When this crisis began, few could have foreseen that Nifong would discard all semblance of legal propriety in his investigation. But the reaction of Duke’s faculty was, sadly, all too predictable. Indeed, a striking subtext of the whole affair has been the open contempt in which faculty at elite colleges and universities, professors like the Group of 88, seem to hold many of their students, who are guilty of being upper-middle or upper class; joining fraternities and sororities; participating in intercollegiate athletics; concentrating on their careers rather than the life of the mind; drinking too much; and holding ideas deemed inappropriate on issues relating to race, class, and gender. There’s nothing new in academics grousing about students. But at a school like Duke, save for a few superstars, faculty members derive some of their prestige from teaching at an extremely “selective” school. How strange it must be for people like Baker, Wood, and other members of the Group of 88 to be surrounded by students many of whom they seem deeply to dislike, while depending on the “intake” of more of these students for institutional status.

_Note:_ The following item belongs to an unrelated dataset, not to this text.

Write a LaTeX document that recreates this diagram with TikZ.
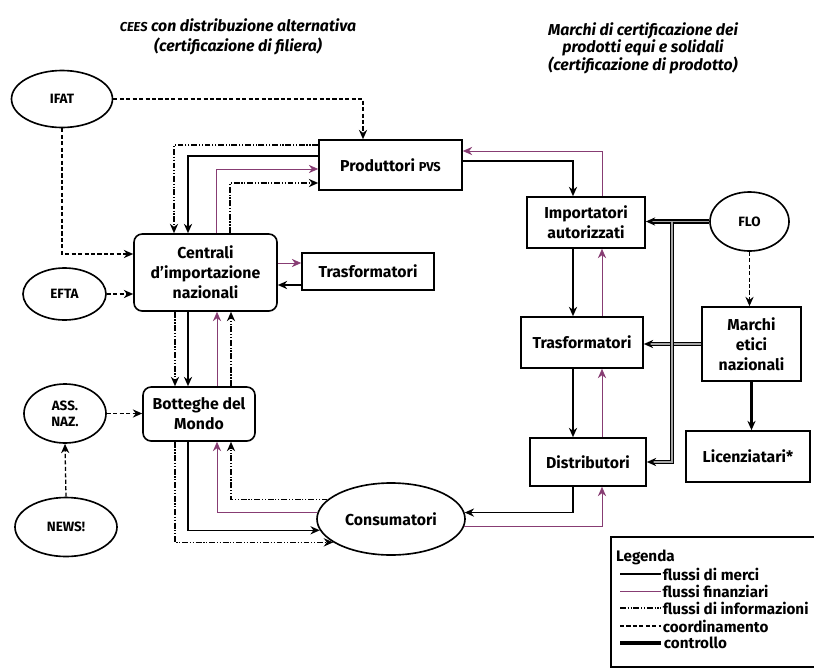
\documentclass[tikz,border=0pt]{standalone}
\usepackage{fontspec}
\setmainfont{Fira Sans}
\usetikzlibrary{shapes.geometric,arrows.meta}
\definecolor{finanza}{RGB}{135,60,115}

\begin{document}
\begin{tikzpicture}[x=0.03cm,y=-0.03cm,>={Stealth[length=8pt,width=7pt]},
  every node/.style={font=\bfseries\fontsize{13.5}{17}\selectfont, align=center},
  box/.style={draw, line width=1.4pt, inner sep=2pt},
  tondo/.style={box, rounded corners=7pt},
  ovale/.style={draw, line width=1.4pt, ellipse, inner sep=0pt, font=\bfseries\fontsize{11.5}{13.5}\selectfont},
  merci/.style={line width=1.2pt},
  fin/.style={line width=0.7pt, finanza},
  info/.style={line width=1.1pt, dash pattern=on 5pt off 1.5pt on 1pt off 1.5pt on 1pt off 1.5pt},
  coord/.style={line width=1.1pt, dash pattern=on 3.5pt off 2pt},
  contr/.style={line width=1.3pt, double=gray!70, double distance=1.6pt},
  spesso/.style={line width=3pt},
  legtxt/.style={font=\bfseries\fontsize{13}{14}\selectfont, text=black}]
  \useasboundingbox (0,0) rectangle (814,669);

  % Titoli
  \node[font=\bfseries\itshape\fontsize{13.5}{17.5}\selectfont] (titoloA) at (238,37)
    {{\fontsize{11}{12}\selectfont CEES} con distribuzione alternativa\\(certificazione di filiera)};
  \node[font=\bfseries\itshape\fontsize{13.5}{15}\selectfont] (titoloB) at (643,48)
    {Marchi di certificazione dei\\prodotti equi e solidali\\(certificazione di prodotto)};

  % Filiera
  \node[ovale, minimum width=3.03cm, minimum height=1.71cm] (ifat) at (62,99) {IFAT};
  \node[box, minimum width=4.29cm, minimum height=1.5cm] (prod) at (390.5,165)
    {Produttori {\fontsize{11}{12}\selectfont PVS}};
  \node[tondo, minimum width=4.29cm, minimum height=2.31cm] (centrali) at (205.5,272.5)
    {Centrali\\d’importazione\\nazionali};
  \node[box, minimum width=3.96cm, minimum height=1.11cm] (trasfL) at (368,271.5) {Trasformatori};
  \node[ovale, minimum width=2.49cm, minimum height=1.56cm] (efta) at (64.5,294) {EFTA};
  \node[tondo, minimum width=3.36cm, minimum height=1.62cm] (botteghe) at (199,414) {Botteghe del\\Mondo};
  \node[ovale, minimum width=2.46cm, minimum height=1.77cm] (ass) at (65,413.5) {ASS.\\NAZ.};
  \node[ovale, minimum width=3.06cm, minimum height=1.77cm] (news) at (66,527) {NEWS!};
  \node[ovale, minimum width=4.44cm, minimum height=2.16cm, font=\bfseries\fontsize{13.5}{17}\selectfont]
    (consum) at (391,519) {Consumatori};

  % Certificazione di prodotto
  \node[box, minimum width=3.54cm, minimum height=1.53cm] (import) at (586,222.5) {Importatori\\autorizzati};
  \node[box, minimum width=3.66cm, minimum height=1.53cm] (trasfR) at (582,342.5) {Trasformatori};
  \node[box, minimum width=3.48cm, minimum height=1.44cm] (distr) at (588,462) {Distributori};
  \node[ovale, minimum width=2.37cm, minimum height=1.77cm] (flo) at (749.5,221.5) {FLO};
  \node[box, minimum width=2.97cm, minimum height=2.22cm] (marchi) at (751.5,344) {Marchi\\etici\\nazionali};
  \node[box, minimum width=3.72cm, minimum height=1.53cm] (licenz) at (748,456.5) {Licenziatari*};

  % Produttori <-> Centrali
  \draw[info,->] (prod.west |- 0,145) -| (174,0 |- centrali.north);
  \draw[merci,->] (prod.west |- 0,156) -| (188,0 |- centrali.north);
  \draw[fin,->] (216,0 |- centrali.north) |- (prod.west |- 0,169);
  \draw[info,->] (230,0 |- centrali.north) |- (prod.west |- 0,183);

  % Centrali <-> Botteghe
  \draw[info,->] (175,0 |- centrali.south) -- (175,0 |- botteghe.north);
  \draw[merci,->] (188,0 |- centrali.south) -- (188,0 |- botteghe.north);
  \draw[fin,->] (217,0 |- botteghe.north) -- (217,0 |- centrali.south);
  \draw[info,->] (231,0 |- botteghe.north) -- (231,0 |- centrali.south);

  % Centrali <-> Trasformatori
  \draw[fin,->] (centrali.east |- 0,263) -- (trasfL.west |- 0,263);
  \draw[merci,->] (trasfL.west |- 0,285) -- (centrali.east |- 0,285);

  % Botteghe <-> Consumatori
  \draw[info,->] (175,0 |- botteghe.south) |- (consum.202);
  \draw[merci,->] (188,0 |- botteghe.south) |- (consum.189);
  \draw[fin,->] (consum.175) -| (217,0 |- botteghe.south);
  \draw[info,->] (consum.163) -| (231,0 |- botteghe.south);

  % Coordinamento
  \draw[coord,->] (ifat.east) -| (363,0 |- prod.north);
  \draw[coord,->] (ifat.south) |- (centrali.west |- 0,254);
  \draw[coord,->] (efta.east) -- (centrali.west |- efta.east);
  \draw[coord,->] (ass.east) -- (botteghe.west |- ass.east);
  \draw[coord,->] (news.north) -- (ass.south);

  % Filiera certificata
  \draw[merci,->] (prod.east |- 0,161) -| (573,0 |- import.north);
  \draw[fin,->] (602,0 |- import.north) |- (prod.east |- 0,151);
  \draw[merci,->] (573,0 |- import.south) -- (573,0 |- trasfR.north);
  \draw[fin,->] (602,0 |- trasfR.north) -- (602,0 |- import.south);
  \draw[merci,->] (573,0 |- trasfR.south) -- (573,0 |- distr.north);
  \draw[fin,->] (602,0 |- distr.north) -- (602,0 |- trasfR.south);
  \draw[merci,->] (573,0 |- distr.south) |- (consum.5);
  \draw[fin,->] (consum.354) -| (602,0 |- distr.south);

  % Controllo
  \draw[contr,->] (marchi.west) -- (trasfR.east |- marchi.west);
  \draw[contr,->] (flo.west) -- (import.east |- flo.west);
  \draw[contr,->] (672,0 |- flo.west) |- (distr.east);
  \draw[coord,->] (flo.south) -- (flo.south |- marchi.north);
  \draw[spesso,->] (marchi.south) -- (marchi.south |- licenz.north);

  % Legenda
  \draw[line width=1.4pt] (814,537) -- (611,537) -- (611,667) -- (814,667);
  \node[legtxt, anchor=west] (legenda) at (612,557) {Legenda};
  \foreach \y/\stile/\testo [count=\i] in {574/merci/flussi di merci, 591/fin/flussi finanziari,
      608/info/flussi di informazioni, 626/coord/coordinamento, 643/spesso/controllo}
    \draw[\stile] (620,\y) -- (661,\y) node[legtxt, right, inner sep=1pt] (voce\i) {\testo};
\end{tikzpicture}
\end{document}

While their actions might have been predictable, the professors’ indifference to their own students’ rights has had a devastating impact on this case. With no local balance against his worst tendencies, Nifong has proceeded to violate one state guideline after another. In this respect, the statement of the Group of 88 correctly asserted that a “social disaster” has occurred at Duke. That disaster, however, came in the behavior of Nifong and the Duke faculty, who, I fear, will look back on their response to this case with shame.